--- start ---
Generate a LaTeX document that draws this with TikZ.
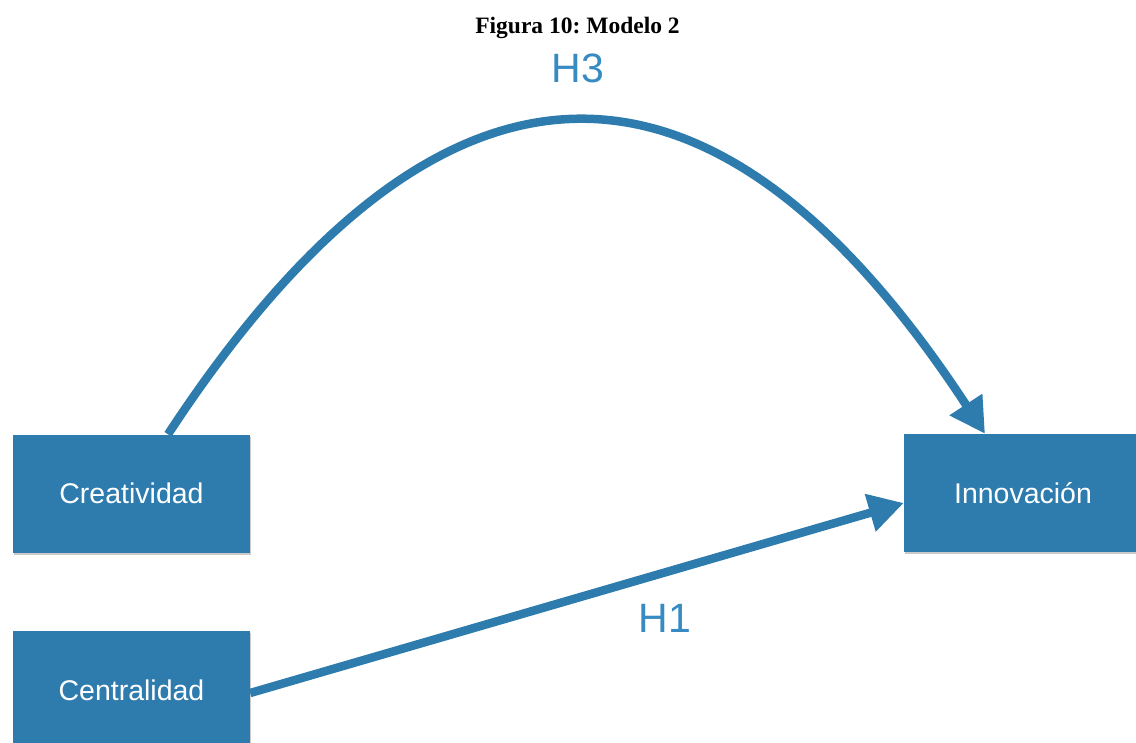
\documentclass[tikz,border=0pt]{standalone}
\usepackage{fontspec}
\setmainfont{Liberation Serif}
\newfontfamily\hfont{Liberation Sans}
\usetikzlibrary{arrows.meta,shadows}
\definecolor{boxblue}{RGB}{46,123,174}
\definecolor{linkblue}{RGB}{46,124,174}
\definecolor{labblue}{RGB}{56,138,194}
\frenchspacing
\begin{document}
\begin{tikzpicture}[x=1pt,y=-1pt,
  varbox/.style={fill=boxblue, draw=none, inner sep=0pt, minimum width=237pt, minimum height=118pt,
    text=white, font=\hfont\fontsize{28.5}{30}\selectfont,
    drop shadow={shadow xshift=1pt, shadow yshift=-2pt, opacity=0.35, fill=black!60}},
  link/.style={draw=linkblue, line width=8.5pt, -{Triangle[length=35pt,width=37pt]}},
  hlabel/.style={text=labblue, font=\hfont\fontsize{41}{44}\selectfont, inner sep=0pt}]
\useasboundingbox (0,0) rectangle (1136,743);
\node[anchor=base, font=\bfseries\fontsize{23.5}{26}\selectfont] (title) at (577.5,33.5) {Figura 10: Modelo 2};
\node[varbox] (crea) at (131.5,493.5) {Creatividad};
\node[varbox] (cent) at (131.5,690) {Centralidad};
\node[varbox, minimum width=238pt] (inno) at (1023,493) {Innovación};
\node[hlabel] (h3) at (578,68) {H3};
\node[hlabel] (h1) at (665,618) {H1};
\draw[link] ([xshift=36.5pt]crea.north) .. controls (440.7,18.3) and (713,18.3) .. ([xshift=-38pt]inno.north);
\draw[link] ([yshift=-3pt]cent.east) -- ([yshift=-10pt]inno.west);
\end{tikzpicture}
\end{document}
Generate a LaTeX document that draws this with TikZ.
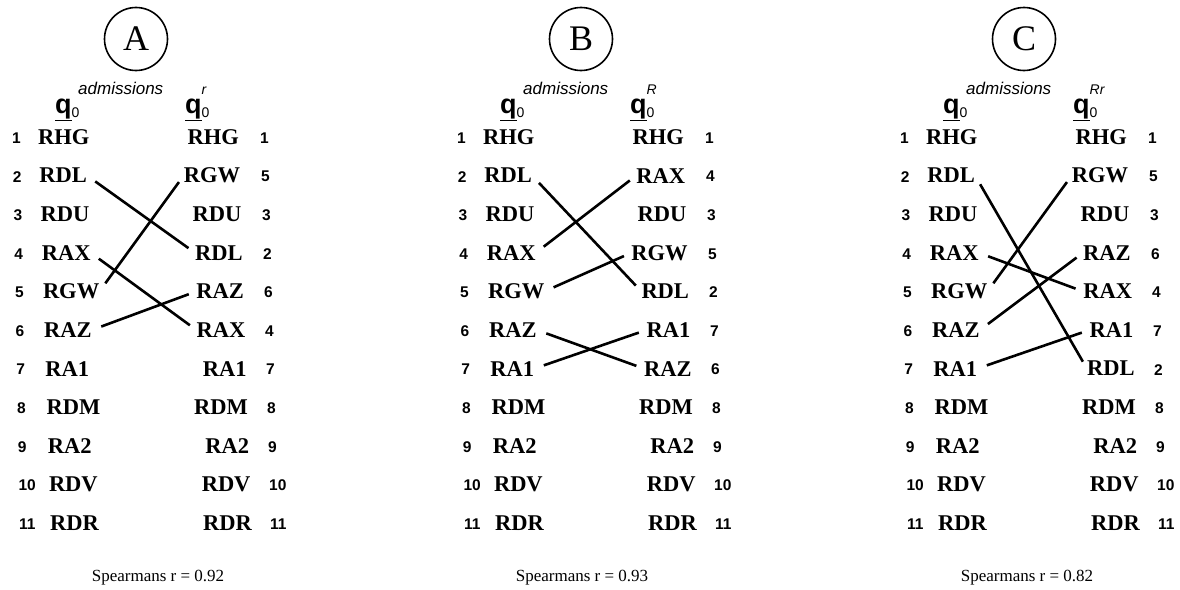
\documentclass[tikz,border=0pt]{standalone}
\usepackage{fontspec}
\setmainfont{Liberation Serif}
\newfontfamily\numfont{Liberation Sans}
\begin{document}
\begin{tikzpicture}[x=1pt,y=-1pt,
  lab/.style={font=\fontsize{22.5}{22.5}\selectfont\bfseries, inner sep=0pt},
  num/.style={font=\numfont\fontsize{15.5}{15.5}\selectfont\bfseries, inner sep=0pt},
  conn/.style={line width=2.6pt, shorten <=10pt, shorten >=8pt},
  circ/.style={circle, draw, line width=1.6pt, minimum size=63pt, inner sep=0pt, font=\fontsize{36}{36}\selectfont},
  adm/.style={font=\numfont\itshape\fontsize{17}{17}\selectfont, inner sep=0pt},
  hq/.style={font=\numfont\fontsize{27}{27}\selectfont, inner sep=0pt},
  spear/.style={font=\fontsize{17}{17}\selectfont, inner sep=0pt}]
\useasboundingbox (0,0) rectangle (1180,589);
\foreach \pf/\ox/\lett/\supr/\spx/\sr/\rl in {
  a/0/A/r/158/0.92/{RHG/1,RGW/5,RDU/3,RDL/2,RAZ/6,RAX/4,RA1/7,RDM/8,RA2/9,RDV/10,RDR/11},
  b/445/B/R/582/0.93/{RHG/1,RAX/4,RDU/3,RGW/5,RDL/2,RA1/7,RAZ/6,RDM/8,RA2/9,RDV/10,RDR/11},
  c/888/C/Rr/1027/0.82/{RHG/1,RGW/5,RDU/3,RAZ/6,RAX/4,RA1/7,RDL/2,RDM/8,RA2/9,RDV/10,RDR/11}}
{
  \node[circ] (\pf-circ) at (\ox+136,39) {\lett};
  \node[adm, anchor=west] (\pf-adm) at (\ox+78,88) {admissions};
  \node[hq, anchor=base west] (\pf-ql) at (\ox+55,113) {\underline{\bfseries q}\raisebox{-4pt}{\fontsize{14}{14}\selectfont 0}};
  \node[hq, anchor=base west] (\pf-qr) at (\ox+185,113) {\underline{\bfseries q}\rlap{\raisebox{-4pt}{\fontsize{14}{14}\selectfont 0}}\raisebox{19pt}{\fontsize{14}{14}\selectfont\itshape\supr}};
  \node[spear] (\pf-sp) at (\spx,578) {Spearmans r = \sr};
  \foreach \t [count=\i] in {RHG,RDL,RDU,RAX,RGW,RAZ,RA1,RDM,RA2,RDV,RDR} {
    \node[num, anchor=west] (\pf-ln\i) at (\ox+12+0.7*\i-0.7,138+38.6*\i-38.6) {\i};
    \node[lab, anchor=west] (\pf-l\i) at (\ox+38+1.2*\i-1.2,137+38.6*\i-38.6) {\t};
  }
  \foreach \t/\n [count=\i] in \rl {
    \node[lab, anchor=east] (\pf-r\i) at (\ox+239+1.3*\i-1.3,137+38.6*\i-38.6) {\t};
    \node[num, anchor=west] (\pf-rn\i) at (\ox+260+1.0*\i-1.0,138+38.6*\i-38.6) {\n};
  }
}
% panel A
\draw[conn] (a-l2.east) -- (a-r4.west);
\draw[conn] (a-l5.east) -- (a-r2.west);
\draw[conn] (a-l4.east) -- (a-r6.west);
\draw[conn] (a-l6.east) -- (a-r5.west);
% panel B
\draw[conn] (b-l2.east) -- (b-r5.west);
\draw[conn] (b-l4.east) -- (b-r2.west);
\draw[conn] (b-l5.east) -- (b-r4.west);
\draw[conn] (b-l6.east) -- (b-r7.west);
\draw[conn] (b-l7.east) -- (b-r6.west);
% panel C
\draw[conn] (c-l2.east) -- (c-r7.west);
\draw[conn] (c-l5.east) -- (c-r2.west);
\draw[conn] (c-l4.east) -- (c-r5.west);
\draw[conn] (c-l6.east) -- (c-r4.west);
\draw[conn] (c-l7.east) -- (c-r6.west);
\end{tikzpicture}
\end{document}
--- end ---
## Written task
Omit every picture, then reproduce the rest of the listing exactly.

## Result of this task
Generate a LaTeX document that draws this with TikZ.
\documentclass[tikz,border=0pt]{standalone}
\usepackage{fontspec}
\setmainfont{Liberation Serif}
\newfontfamily\hfont{Liberation Sans}
\usetikzlibrary{arrows.meta,shadows}
\definecolor{boxblue}{RGB}{46,123,174}
\definecolor{linkblue}{RGB}{46,124,174}
\definecolor{labblue}{RGB}{56,138,194}
\frenchspacing
\begin{document}
\begin{tikzpicture}[x=1pt,y=-1pt,
  varbox/.style={fill=boxblue, draw=none, inner sep=0pt, minimum width=237pt, minimum height=118pt,
    text=white, font=\hfont\fontsize{28.5}{30}\selectfont,
    drop shadow={shadow xshift=1pt, shadow yshift=-2pt, opacity=0.35, fill=black!60}},
  link/.style={draw=linkblue, line width=8.5pt, -{Triangle[length=35pt,width=37pt]}},
  hlabel/.style={text=labblue, font=\hfont\fontsize{41}{44}\selectfont, inner sep=0pt}]
\useasboundingbox (0,0) rectangle (1136,743);
\node[anchor=base, font=\bfseries\fontsize{23.5}{26}\selectfont] (title) at (577.5,33.5) {Figura 10: Modelo 2};
\node[varbox] (crea) at (131.5,493.5) {Creatividad};
\node[varbox] (cent) at (131.5,690) {Centralidad};
\node[varbox, minimum width=238pt] (inno) at (1023,493) {Innovación};
\node[hlabel] (h3) at (578,68) {H3};
\node[hlabel] (h1) at (665,618) {H1};
\draw[link] ([xshift=36.5pt]crea.north) .. controls (440.7,18.3) and (713,18.3) .. ([xshift=-38pt]inno.north);
\draw[link] ([yshift=-3pt]cent.east) -- ([yshift=-10pt]inno.west);
\end{tikzpicture}
\end{document}
Generate a LaTeX document that draws this with TikZ.
\documentclass[tikz,border=0pt]{standalone}
\usepackage{fontspec}
\setmainfont{Liberation Serif}
\newfontfamily\numfont{Liberation Sans}
\begin{document}
\begin{tikzpicture}[x=1pt,y=-1pt,
  lab/.style={font=\fontsize{22.5}{22.5}\selectfont\bfseries, inner sep=0pt},
  num/.style={font=\numfont\fontsize{15.5}{15.5}\selectfont\bfseries, inner sep=0pt},
  conn/.style={line width=2.6pt, shorten <=10pt, shorten >=8pt},
  circ/.style={circle, draw, line width=1.6pt, minimum size=63pt, inner sep=0pt, font=\fontsize{36}{36}\selectfont},
  adm/.style={font=\numfont\itshape\fontsize{17}{17}\selectfont, inner sep=0pt},
  hq/.style={font=\numfont\fontsize{27}{27}\selectfont, inner sep=0pt},
  spear/.style={font=\fontsize{17}{17}\selectfont, inner sep=0pt}]
\useasboundingbox (0,0) rectangle (1180,589);
\foreach \pf/\ox/\lett/\supr/\spx/\sr/\rl in {
  a/0/A/r/158/0.92/{RHG/1,RGW/5,RDU/3,RDL/2,RAZ/6,RAX/4,RA1/7,RDM/8,RA2/9,RDV/10,RDR/11},
  b/445/B/R/582/0.93/{RHG/1,RAX/4,RDU/3,RGW/5,RDL/2,RA1/7,RAZ/6,RDM/8,RA2/9,RDV/10,RDR/11},
  c/888/C/Rr/1027/0.82/{RHG/1,RGW/5,RDU/3,RAZ/6,RAX/4,RA1/7,RDL/2,RDM/8,RA2/9,RDV/10,RDR/11}}
{
  \node[circ] (\pf-circ) at (\ox+136,39) {\lett};
  \node[adm, anchor=west] (\pf-adm) at (\ox+78,88) {admissions};
  \node[hq, anchor=base west] (\pf-ql) at (\ox+55,113) {\underline{\bfseries q}\raisebox{-4pt}{\fontsize{14}{14}\selectfont 0}};
  \node[hq, anchor=base west] (\pf-qr) at (\ox+185,113) {\underline{\bfseries q}\rlap{\raisebox{-4pt}{\fontsize{14}{14}\selectfont 0}}\raisebox{19pt}{\fontsize{14}{14}\selectfont\itshape\supr}};
  \node[spear] (\pf-sp) at (\spx,578) {Spearmans r = \sr};
  \foreach \t [count=\i] in {RHG,RDL,RDU,RAX,RGW,RAZ,RA1,RDM,RA2,RDV,RDR} {
    \node[num, anchor=west] (\pf-ln\i) at (\ox+12+0.7*\i-0.7,138+38.6*\i-38.6) {\i};
    \node[lab, anchor=west] (\pf-l\i) at (\ox+38+1.2*\i-1.2,137+38.6*\i-38.6) {\t};
  }
  \foreach \t/\n [count=\i] in \rl {
    \node[lab, anchor=east] (\pf-r\i) at (\ox+239+1.3*\i-1.3,137+38.6*\i-38.6) {\t};
    \node[num, anchor=west] (\pf-rn\i) at (\ox+260+1.0*\i-1.0,138+38.6*\i-38.6) {\n};
  }
}
% panel A
\draw[conn] (a-l2.east) -- (a-r4.west);
\draw[conn] (a-l5.east) -- (a-r2.west);
\draw[conn] (a-l4.east) -- (a-r6.west);
\draw[conn] (a-l6.east) -- (a-r5.west);
% panel B
\draw[conn] (b-l2.east) -- (b-r5.west);
\draw[conn] (b-l4.east) -- (b-r2.west);
\draw[conn] (b-l5.east) -- (b-r4.west);
\draw[conn] (b-l6.east) -- (b-r7.west);
\draw[conn] (b-l7.east) -- (b-r6.west);
% panel C
\draw[conn] (c-l2.east) -- (c-r7.west);
\draw[conn] (c-l5.east) -- (c-r2.west);
\draw[conn] (c-l4.east) -- (c-r5.west);
\draw[conn] (c-l6.east) -- (c-r4.west);
\draw[conn] (c-l7.east) -- (c-r6.west);
\end{tikzpicture}
\end{document}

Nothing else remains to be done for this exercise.